Tested on OpenBSD 7.0-current
Note: Data loss may be caused by blindly running commands in this article. Ensure the right disk is being targeted before executing anything.
It’s common (and good) advice to first overwrite a disk with random data
if it’s to be an encrypted volume. The typical suggestion is to use
dd(1)
in some fashion similar to this:
# dd if=/dev/urandom of=/dev/rsd0c bs=1m
dd
handles this task just fine. Certain versions of dd
support
status=progress
. This isn’t the case for OpenBSD’s dd
,
but sending SIGINFO
will display the current status.
That said, there’s nothing particularly special about how dd
handles
overwriting disks to my knowledge. As far as I can tell, dd
is
leveraging the power of input and output streams in a *nix environment.
Something that can be done by a tool as simple as
cat(1)
.
# cat /dev/urandom > /dev/rsd0c
Don’t mistake that as an endorsement of cat
for this job. There are
better tools.
When overwriting disks with little storage capacity, the lack of
progress bar isn’t a pressing issue because the operation doesn’t take a
long time. For larger disks, an ETA proves invaluable. I like
pv
for this task.
Install pv
as a package.
# pkg_add pv
Here, I’m plugging in a flash drive for testing purposes and running
dmesg(8)
for the device name.
$ dmesg
[...]
sd5 at scsibus6 targ 1 lun 0: <, USB DISK 3.0, PMAP> removable serial.655716319B52EBB03391
sd5: 15120MB, 512 bytes/sector, 30965760 sectors
Incidentally, this already gives us the info we need to progress forward
(number of sectors and number of bytes per sector). But, let’s check disk
details with disklabel(8)
anyway
for some more information.
# disklabel sd5
# /dev/rsd5c:
type: SCSI
disk: VOID_LIVE
label:
duid: 0000000000000000
flags:
bytes/sector: 512
sectors/track: 63
tracks/cylinder: 255
sectors/cylinder: 16065
cylinders: 1927
total sectors: 30965760
boundstart: 0
boundend: 30965760
drivedata: 0
16 partitions:
# size offset fstype [fsize bsize cpg]
a: 30965760 0 ISO9660
c: 30965760 0 ISO9660
One last step before overwriting: determine how many bytes total are on this disk, by multiplying the bytes/sector value by total sectors.

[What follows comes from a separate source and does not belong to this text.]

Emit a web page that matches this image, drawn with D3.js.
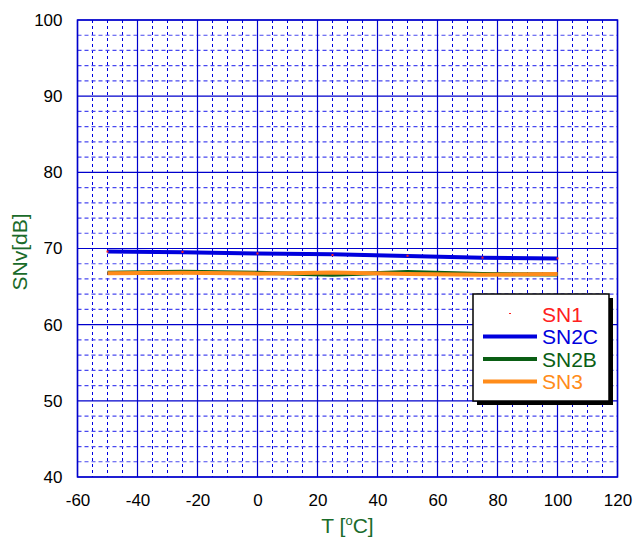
<!DOCTYPE html>
<html><head><meta charset="utf-8">
<script src="https://cdn.jsdelivr.net/npm/d3@7"></script>
<style>body{margin:0;background:#fff;}svg{display:block;font-family:"Liberation Sans",Arial,sans-serif;}</style>
</head><body><svg id="c" width="638" height="540"></svg>
<script>
const temps = [-50, -25, 0, 25, 50, 75, 100];
const sn1  = [69.6, 69.55, 69.35, 69.15, 69.05, 68.8, 68.7];
const sn2c = [69.6, 69.5, 69.35, 69.25, 69.0, 68.8, 68.7];
const sn2b = [66.8, 66.95, 66.8, 66.55, 66.9, 66.65, 66.6];
const sn3  = [66.75, 66.8, 66.7, 66.85, 66.65, 66.55, 66.65];
const xTicks = [-60, -40, -20, 0, 20, 40, 60, 80, 100, 120];
const yTicks = [40, 50, 60, 70, 80, 90, 100];
const seriesNames = ["SN1", "SN2C", "SN2B", "SN3"];
const seriesColors = ["#ff2020", "#0000dd", "#0a5e14", "#ff8c1a"];

const svg = d3.select("#c");
const L = 77.5, R = 617.5, T = 20, B = 477;
const x = d3.scaleLinear().domain([-60, 120]).range([L, R]);
const y = d3.scaleLinear().domain([40, 100]).range([B, T]);

// minor grid
const g = svg.append("g");
g.selectAll(".mx").data(d3.range(-55, 120, 5).filter(v => v % 20 !== 0)).join("line")
  .attr("x1", d => x(d)).attr("x2", d => x(d)).attr("y1", T).attr("y2", B)
  .attr("stroke", "#0000e0").attr("stroke-width", 1).attr("stroke-dasharray", "3,3");
g.selectAll(".my").data(d3.range(42, 100, 2).filter(v => v % 10 !== 0)).join("line")
  .attr("x1", L).attr("x2", R).attr("y1", d => y(d)).attr("y2", d => y(d))
  .attr("stroke", "#4848f0").attr("stroke-width", 1.2).attr("stroke-dasharray", "4,3");
// major grid
g.selectAll(".Mx").data(xTicks).join("line")
  .attr("x1", d => x(d)).attr("x2", d => x(d)).attr("y1", T).attr("y2", B)
  .attr("stroke", "#0000cc").attr("stroke-width", 1.2);
g.selectAll(".My").data(yTicks).join("line")
  .attr("x1", L).attr("x2", R).attr("y1", d => y(d)).attr("y2", d => y(d))
  .attr("stroke", "#0000cc").attr("stroke-width", 1.2);
svg.append("rect").attr("x", L).attr("y", T).attr("width", R - L).attr("height", B - T)
  .attr("fill", "none").attr("stroke", "#0000cc").attr("stroke-width", 1.5);

// axes labels via d3 axes (no lines)
const xa = svg.append("g").attr("transform", `translate(0,${B})`)
  .call(d3.axisBottom(x).tickValues(xTicks).tickFormat(d => String(d)).tickSize(0).tickPadding(17));
const ya = svg.append("g").attr("transform", `translate(${L},0)`)
  .call(d3.axisLeft(y).tickValues(yTicks).tickFormat(d => String(d)).tickSize(0).tickPadding(15));
[xa, ya].forEach(a => {
  a.select(".domain").remove();
  a.selectAll("text").attr("font-size", 17).attr("fill", "#000")
    .attr("font-family", "Liberation Sans, Arial, sans-serif");
});

// lines
const line = d3.line().x((d, i) => x(temps[i])).y(d => y(d));
svg.append("path").datum(sn2b).attr("d", line).attr("fill", "none").attr("stroke", seriesColors[2]).attr("stroke-width", 4);
svg.append("path").datum(sn3).attr("d", line).attr("fill", "none").attr("stroke", seriesColors[3]).attr("stroke-width", 4);
svg.append("path").datum(sn2c).attr("d", line).attr("fill", "none").attr("stroke", seriesColors[1]).attr("stroke-width", 4);
svg.selectAll(".sn1").data(sn1).join("rect")
  .attr("x", (d, i) => x(temps[i]) - 1).attr("y", d => y(d) - 1)
  .attr("width", 2).attr("height", 2).attr("fill", seriesColors[0]);

// axis titles
svg.append("text").attr("x", (L + R) / 2).attr("y", 533).attr("text-anchor", "middle")
  .attr("font-size", 21).attr("fill", "#1a6b2a")
  .html('T [<tspan font-size="13" dy="-8">o</tspan><tspan dy="8">C]</tspan>');
svg.append("text").attr("transform", "translate(27,252) rotate(-90)").attr("text-anchor", "middle")
  .attr("font-size", 21).attr("fill", "#1a6b2a").text("SNv[dB]");

// legend
const lg = svg.append("g");
lg.append("rect").attr("x", 477).attr("y", 298).attr("width", 136).attr("height", 107).attr("fill", "#000");
lg.append("rect").attr("x", 473).attr("y", 294).attr("width", 136).attr("height", 107)
  .attr("fill", "#fff").attr("stroke", "#000").attr("stroke-width", 1.5);
seriesNames.forEach((n, i) => {
  const yy = 314 + i * 22.5;
  if (i === 0) {
    lg.append("rect").attr("x", 509).attr("y", yy - 1).attr("width", 2).attr("height", 1).attr("fill", seriesColors[0]);
  } else {
    lg.append("line").attr("x1", 483).attr("x2", 537).attr("y1", yy).attr("y2", yy)
      .attr("stroke", seriesColors[i]).attr("stroke-width", 4);
  }
  lg.append("text").attr("x", 542).attr("y", yy + 7.5).attr("font-size", 21)
    .attr("fill", seriesColors[i]).text(n);
});
</script></body></html>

$ echo $((512 * 30965760))
15854469120
Now we can overwrite the disk. We need -s
for the total amount of data
to be transferred, and -S
to stop transferring once that amount has
been transferred. Without these, pv
will display the rate of data
transfer, but not an ETA since it doesn’t know how much data it’s going
to process overall. This makes sense because /dev/urandom
will never send an “end
of file,” so we have to tell pv
when to stop.
# pv -s 15854469120 -S /dev/urandom > /dev/rsd5c
47.5MiB 0:00:02 [23.4MiB/s] [> ] 0% ETA 0:10:34
Let’s say for the sake of demonstration that I’ve made a terrible
mistake and I really needed that live disk. No problem, we can write the
data back. The image file I’m using here has already been downloaded
and cryptographically verified. The usage is simpler here, since pv
will detect the size of the image file and will receive an “end of
file."
# pv void-live-x86_64-20210930.iso > /dev/rsd5c
26.5MiB 0:00:01 [26.4MiB/s] [====> ] 4% ETA 0:00:19
dd
offers a level of control beyond these other tools, and is helpful
for a variety of other contexts besides writing arbitrary data to disk.
seek=
and skip=
are two options that come to mind for carving out
data, as well as count=
for terminating the process at a specific
point.
dd
alleviates the need to find the total number of bytes, too, since
it knows when to stop writing (mainly because dd
isn’t redirecting
STDOUT with the shell to perform writing, but rather using the of=
functionality baked into dd
, so dd
can learn some things about the
nature of the output file that pv
won’t know due to
design/implementation).
As an aside, it’s easy enough to pipe pv
into dd
or vice versa, but
I haven’t run into a situation where that was a necessary step.
I realize none of this is exactly groundbreaking in that this is pretty
rudimentary stuff, and only demonstrates one use case for pv
(wacky
things are possible–creating tarballs with a progress bar, for
instance). There’s also nothing wrong with keeping it traditional and
using dd
. I found pv
useful when writing random data to large disks
so I could have some idea of when the process would end without any
calculation/estimation necessary on my part.